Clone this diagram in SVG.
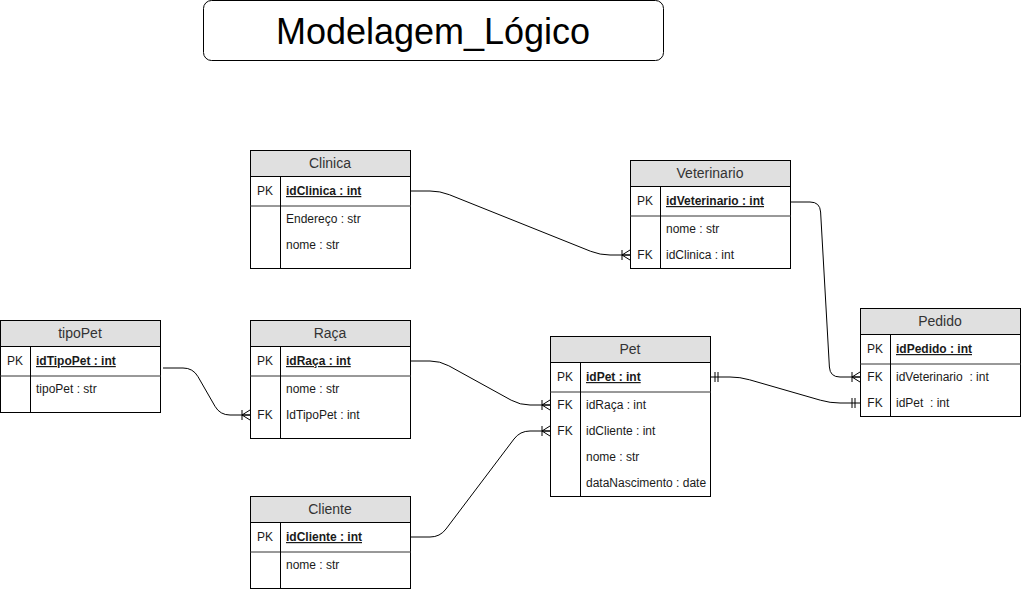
<svg xmlns="http://www.w3.org/2000/svg" width="1021" height="590" viewBox="0 0 1021 590">
<style>
  text { font-family: "Liberation Sans", Arial, sans-serif; fill: #1a1a1a; }
  .box { fill: #ffffff; stroke: #000; stroke-width: 1; }
  .hdr { fill: #e0e0e0; stroke: none; }
  .sep { stroke: #333; stroke-width: 1; fill: none; }
  .div { stroke: #000; stroke-width: 1; fill: none; }
  .ht { font-size: 14px; text-anchor: middle; fill: #333; }
  .k { font-size: 12px; text-anchor: middle; }
  .r { font-size: 12px; white-space: pre; }
  .pk { font-size: 12px; font-weight: bold; text-decoration: underline; }
  .title { font-size: 36px; text-anchor: middle; fill: #000; }
  .edge { fill: none; stroke: #000; stroke-width: 1; }
</style>
<defs>
  <marker id="many" markerUnits="userSpaceOnUse" markerWidth="12" markerHeight="12" refX="0" refY="0" orient="auto" style="overflow:visible">
    <path d="M-8,-5 V5 M0,-5 L-8,0 L0,5 M-8,0 H0" fill="none" stroke="#000" stroke-width="1"/>
  </marker>
  <marker id="one" markerUnits="userSpaceOnUse" markerWidth="12" markerHeight="12" refX="0" refY="0" orient="auto-start-reverse" style="overflow:visible">
    <path d="M-5,-5 V5 M-8,-5 V5" fill="none" stroke="#000" stroke-width="1"/>
  </marker>
</defs>

<g id="title">
  <rect x="203.5" y="0.5" width="460" height="60" rx="8" ry="8" class="box"/>
  <text x="433" y="44" class="title">Modelagem_Lógico</text>
</g>

<g id="connectors">
  <path class="edge" marker-end="url(#many)" d="M410,191 H430 Q440,191 449.3,194.7 L590.7,251.3 Q600,255 610,255 H630"/>
  <path class="edge" marker-end="url(#many)" d="M790,202 H810 Q820,202 820.6,212 L829.4,367 Q830,377 840,377 H860"/>
  <path class="edge" marker-end="url(#many)" d="M163,368 H183 Q193,368 198,376.7 L215,406.3 Q220,415 230,415 H250"/>
  <path class="edge" marker-end="url(#many)" d="M410,361 H430 Q440,361 448.8,365.8 L511.2,400.2 Q520,405 530,405 H550"/>
  <path class="edge" marker-end="url(#many)" d="M410,537 H430 Q440,537 446,529 L514,439 Q520,431 530,431 H550"/>
  <path class="edge" marker-start="url(#one)" marker-end="url(#one)" d="M710,377 H730 Q740,377 749.6,379.8 L820.4,400.2 Q830,403 840,403 H860"/>
</g>

<g id="clinica">
  <rect x="250.5" y="150.5" width="160" height="118" class="box"/>
  <rect x="251" y="151" width="159" height="25.5" class="hdr"/>
  <line x1="250" y1="176.5" x2="411" y2="176.5" class="div"/>
  <line x1="250" y1="206" x2="411" y2="206" class="sep"/>
  <line x1="280.5" y1="176.5" x2="280.5" y2="268.5" class="div"/>
  <text x="330" y="168" class="ht">Clinica</text>
  <text x="265" y="195" class="k">PK</text>
  <text x="286" y="195" class="pk">idClinica : int</text>
  <text x="286" y="223" class="r">Endereço : str</text>
  <text x="286" y="249" class="r">nome : str</text>
</g>

<g id="veterinario">
  <rect x="630.5" y="160.5" width="160" height="108" class="box"/>
  <rect x="631" y="161" width="159" height="25.5" class="hdr"/>
  <line x1="630" y1="186.5" x2="791" y2="186.5" class="div"/>
  <line x1="630" y1="216" x2="791" y2="216" class="sep"/>
  <line x1="660.5" y1="186.5" x2="660.5" y2="268.5" class="div"/>
  <text x="710" y="178" class="ht">Veterinario</text>
  <text x="645" y="205" class="k">PK</text>
  <text x="666" y="205" class="pk">idVeterinario : int</text>
  <text x="666" y="233" class="r">nome : str</text>
  <text x="645" y="259" class="k">FK</text>
  <text x="666" y="259" class="r">idClinica : int</text>
</g>

<g id="tipoPet">
  <rect x="0.5" y="320.5" width="160" height="92" class="box"/>
  <rect x="1" y="321" width="159" height="25.5" class="hdr"/>
  <line x1="0" y1="346.5" x2="161" y2="346.5" class="div"/>
  <line x1="0" y1="376" x2="161" y2="376" class="sep"/>
  <line x1="30.5" y1="346.5" x2="30.5" y2="412.5" class="div"/>
  <text x="80" y="338" class="ht">tipoPet</text>
  <text x="15" y="365" class="k">PK</text>
  <text x="36" y="365" class="pk">idTipoPet : int</text>
  <text x="36" y="393" class="r">tipoPet : str</text>
</g>

<g id="raca">
  <rect x="250.5" y="320.5" width="160" height="118" class="box"/>
  <rect x="251" y="321" width="159" height="25.5" class="hdr"/>
  <line x1="250" y1="346.5" x2="411" y2="346.5" class="div"/>
  <line x1="250" y1="376" x2="411" y2="376" class="sep"/>
  <line x1="280.5" y1="346.5" x2="280.5" y2="438.5" class="div"/>
  <text x="330" y="338" class="ht">Raça</text>
  <text x="265" y="365" class="k">PK</text>
  <text x="286" y="365" class="pk">idRaça : int</text>
  <text x="286" y="393" class="r">nome : str</text>
  <text x="265" y="419" class="k">FK</text>
  <text x="286" y="419" class="r">IdTipoPet : int</text>
</g>

<g id="pet">
  <rect x="550.5" y="336.5" width="160" height="160" class="box"/>
  <rect x="551" y="337" width="159" height="25.5" class="hdr"/>
  <line x1="550" y1="362.5" x2="711" y2="362.5" class="div"/>
  <line x1="550" y1="392" x2="711" y2="392" class="sep"/>
  <line x1="580.5" y1="362.5" x2="580.5" y2="496.5" class="div"/>
  <text x="630" y="354" class="ht">Pet</text>
  <text x="565" y="381" class="k">PK</text>
  <text x="586" y="381" class="pk">idPet : int</text>
  <text x="565" y="409" class="k">FK</text>
  <text x="586" y="409" class="r">idRaça : int</text>
  <text x="565" y="435" class="k">FK</text>
  <text x="586" y="435" class="r">idCliente : int</text>
  <text x="586" y="461" class="r">nome : str</text>
  <text x="586" y="487" class="r">dataNascimento : date</text>
</g>

<g id="pedido">
  <rect x="860.5" y="308.5" width="160" height="108" class="box"/>
  <rect x="861" y="309" width="159" height="25.5" class="hdr"/>
  <line x1="860" y1="334.5" x2="1021" y2="334.5" class="div"/>
  <line x1="860" y1="364" x2="1021" y2="364" class="sep"/>
  <line x1="890.5" y1="334.5" x2="890.5" y2="416.5" class="div"/>
  <text x="940" y="326" class="ht">Pedido</text>
  <text x="875" y="353" class="k">PK</text>
  <text x="896" y="353" class="pk">idPedido : int</text>
  <text x="875" y="381" class="k">FK</text>
  <text x="896" y="381" class="r" xml:space="preserve">idVeterinario  : int</text>
  <text x="875" y="407" class="k">FK</text>
  <text x="896" y="407" class="r" xml:space="preserve">idPet  : int</text>
</g>

<g id="cliente">
  <rect x="250.5" y="496.5" width="160" height="92" class="box"/>
  <rect x="251" y="497" width="159" height="25.5" class="hdr"/>
  <line x1="250" y1="522.5" x2="411" y2="522.5" class="div"/>
  <line x1="250" y1="552" x2="411" y2="552" class="sep"/>
  <line x1="280.5" y1="522.5" x2="280.5" y2="588.5" class="div"/>
  <text x="330" y="514" class="ht">Cliente</text>
  <text x="265" y="541" class="k">PK</text>
  <text x="286" y="541" class="pk">idCliente : int</text>
  <text x="286" y="569" class="r">nome : str</text>
</g>
</svg>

::::

▶ **Instructions to follow**
Reproduce the material above in full and without alteration, but skip all pictures.

▶ **Response to this task**
Clone this diagram in SVG.
<svg xmlns="http://www.w3.org/2000/svg" width="1021" height="590" viewBox="0 0 1021 590">
<style>
  text { font-family: "Liberation Sans", Arial, sans-serif; fill: #1a1a1a; }
  .box { fill: #ffffff; stroke: #000; stroke-width: 1; }
  .hdr { fill: #e0e0e0; stroke: none; }
  .sep { stroke: #333; stroke-width: 1; fill: none; }
  .div { stroke: #000; stroke-width: 1; fill: none; }
  .ht { font-size: 14px; text-anchor: middle; fill: #333; }
  .k { font-size: 12px; text-anchor: middle; }
  .r { font-size: 12px; white-space: pre; }
  .pk { font-size: 12px; font-weight: bold; text-decoration: underline; }
  .title { font-size: 36px; text-anchor: middle; fill: #000; }
  .edge { fill: none; stroke: #000; stroke-width: 1; }
</style>
<defs>
  <marker id="many" markerUnits="userSpaceOnUse" markerWidth="12" markerHeight="12" refX="0" refY="0" orient="auto" style="overflow:visible">
    <path d="M-8,-5 V5 M0,-5 L-8,0 L0,5 M-8,0 H0" fill="none" stroke="#000" stroke-width="1"/>
  </marker>
  <marker id="one" markerUnits="userSpaceOnUse" markerWidth="12" markerHeight="12" refX="0" refY="0" orient="auto-start-reverse" style="overflow:visible">
    <path d="M-5,-5 V5 M-8,-5 V5" fill="none" stroke="#000" stroke-width="1"/>
  </marker>
</defs>

<g id="title">
  <rect x="203.5" y="0.5" width="460" height="60" rx="8" ry="8" class="box"/>
  <text x="433" y="44" class="title">Modelagem_Lógico</text>
</g>

<g id="connectors">
  <path class="edge" marker-end="url(#many)" d="M410,191 H430 Q440,191 449.3,194.7 L590.7,251.3 Q600,255 610,255 H630"/>
  <path class="edge" marker-end="url(#many)" d="M790,202 H810 Q820,202 820.6,212 L829.4,367 Q830,377 840,377 H860"/>
  <path class="edge" marker-end="url(#many)" d="M163,368 H183 Q193,368 198,376.7 L215,406.3 Q220,415 230,415 H250"/>
  <path class="edge" marker-end="url(#many)" d="M410,361 H430 Q440,361 448.8,365.8 L511.2,400.2 Q520,405 530,405 H550"/>
  <path class="edge" marker-end="url(#many)" d="M410,537 H430 Q440,537 446,529 L514,439 Q520,431 530,431 H550"/>
  <path class="edge" marker-start="url(#one)" marker-end="url(#one)" d="M710,377 H730 Q740,377 749.6,379.8 L820.4,400.2 Q830,403 840,403 H860"/>
</g>

<g id="clinica">
  <rect x="250.5" y="150.5" width="160" height="118" class="box"/>
  <rect x="251" y="151" width="159" height="25.5" class="hdr"/>
  <line x1="250" y1="176.5" x2="411" y2="176.5" class="div"/>
  <line x1="250" y1="206" x2="411" y2="206" class="sep"/>
  <line x1="280.5" y1="176.5" x2="280.5" y2="268.5" class="div"/>
  <text x="330" y="168" class="ht">Clinica</text>
  <text x="265" y="195" class="k">PK</text>
  <text x="286" y="195" class="pk">idClinica : int</text>
  <text x="286" y="223" class="r">Endereço : str</text>
  <text x="286" y="249" class="r">nome : str</text>
</g>

<g id="veterinario">
  <rect x="630.5" y="160.5" width="160" height="108" class="box"/>
  <rect x="631" y="161" width="159" height="25.5" class="hdr"/>
  <line x1="630" y1="186.5" x2="791" y2="186.5" class="div"/>
  <line x1="630" y1="216" x2="791" y2="216" class="sep"/>
  <line x1="660.5" y1="186.5" x2="660.5" y2="268.5" class="div"/>
  <text x="710" y="178" class="ht">Veterinario</text>
  <text x="645" y="205" class="k">PK</text>
  <text x="666" y="205" class="pk">idVeterinario : int</text>
  <text x="666" y="233" class="r">nome : str</text>
  <text x="645" y="259" class="k">FK</text>
  <text x="666" y="259" class="r">idClinica : int</text>
</g>

<g id="tipoPet">
  <rect x="0.5" y="320.5" width="160" height="92" class="box"/>
  <rect x="1" y="321" width="159" height="25.5" class="hdr"/>
  <line x1="0" y1="346.5" x2="161" y2="346.5" class="div"/>
  <line x1="0" y1="376" x2="161" y2="376" class="sep"/>
  <line x1="30.5" y1="346.5" x2="30.5" y2="412.5" class="div"/>
  <text x="80" y="338" class="ht">tipoPet</text>
  <text x="15" y="365" class="k">PK</text>
  <text x="36" y="365" class="pk">idTipoPet : int</text>
  <text x="36" y="393" class="r">tipoPet : str</text>
</g>

<g id="raca">
  <rect x="250.5" y="320.5" width="160" height="118" class="box"/>
  <rect x="251" y="321" width="159" height="25.5" class="hdr"/>
  <line x1="250" y1="346.5" x2="411" y2="346.5" class="div"/>
  <line x1="250" y1="376" x2="411" y2="376" class="sep"/>
  <line x1="280.5" y1="346.5" x2="280.5" y2="438.5" class="div"/>
  <text x="330" y="338" class="ht">Raça</text>
  <text x="265" y="365" class="k">PK</text>
  <text x="286" y="365" class="pk">idRaça : int</text>
  <text x="286" y="393" class="r">nome : str</text>
  <text x="265" y="419" class="k">FK</text>
  <text x="286" y="419" class="r">IdTipoPet : int</text>
</g>

<g id="pet">
  <rect x="550.5" y="336.5" width="160" height="160" class="box"/>
  <rect x="551" y="337" width="159" height="25.5" class="hdr"/>
  <line x1="550" y1="362.5" x2="711" y2="362.5" class="div"/>
  <line x1="550" y1="392" x2="711" y2="392" class="sep"/>
  <line x1="580.5" y1="362.5" x2="580.5" y2="496.5" class="div"/>
  <text x="630" y="354" class="ht">Pet</text>
  <text x="565" y="381" class="k">PK</text>
  <text x="586" y="381" class="pk">idPet : int</text>
  <text x="565" y="409" class="k">FK</text>
  <text x="586" y="409" class="r">idRaça : int</text>
  <text x="565" y="435" class="k">FK</text>
  <text x="586" y="435" class="r">idCliente : int</text>
  <text x="586" y="461" class="r">nome : str</text>
  <text x="586" y="487" class="r">dataNascimento : date</text>
</g>

<g id="pedido">
  <rect x="860.5" y="308.5" width="160" height="108" class="box"/>
  <rect x="861" y="309" width="159" height="25.5" class="hdr"/>
  <line x1="860" y1="334.5" x2="1021" y2="334.5" class="div"/>
  <line x1="860" y1="364" x2="1021" y2="364" class="sep"/>
  <line x1="890.5" y1="334.5" x2="890.5" y2="416.5" class="div"/>
  <text x="940" y="326" class="ht">Pedido</text>
  <text x="875" y="353" class="k">PK</text>
  <text x="896" y="353" class="pk">idPedido : int</text>
  <text x="875" y="381" class="k">FK</text>
  <text x="896" y="381" class="r" xml:space="preserve">idVeterinario  : int</text>
  <text x="875" y="407" class="k">FK</text>
  <text x="896" y="407" class="r" xml:space="preserve">idPet  : int</text>
</g>

<g id="cliente">
  <rect x="250.5" y="496.5" width="160" height="92" class="box"/>
  <rect x="251" y="497" width="159" height="25.5" class="hdr"/>
  <line x1="250" y1="522.5" x2="411" y2="522.5" class="div"/>
  <line x1="250" y1="552" x2="411" y2="552" class="sep"/>
  <line x1="280.5" y1="522.5" x2="280.5" y2="588.5" class="div"/>
  <text x="330" y="514" class="ht">Cliente</text>
  <text x="265" y="541" class="k">PK</text>
  <text x="286" y="541" class="pk">idCliente : int</text>
  <text x="286" y="569" class="r">nome : str</text>
</g>
</svg>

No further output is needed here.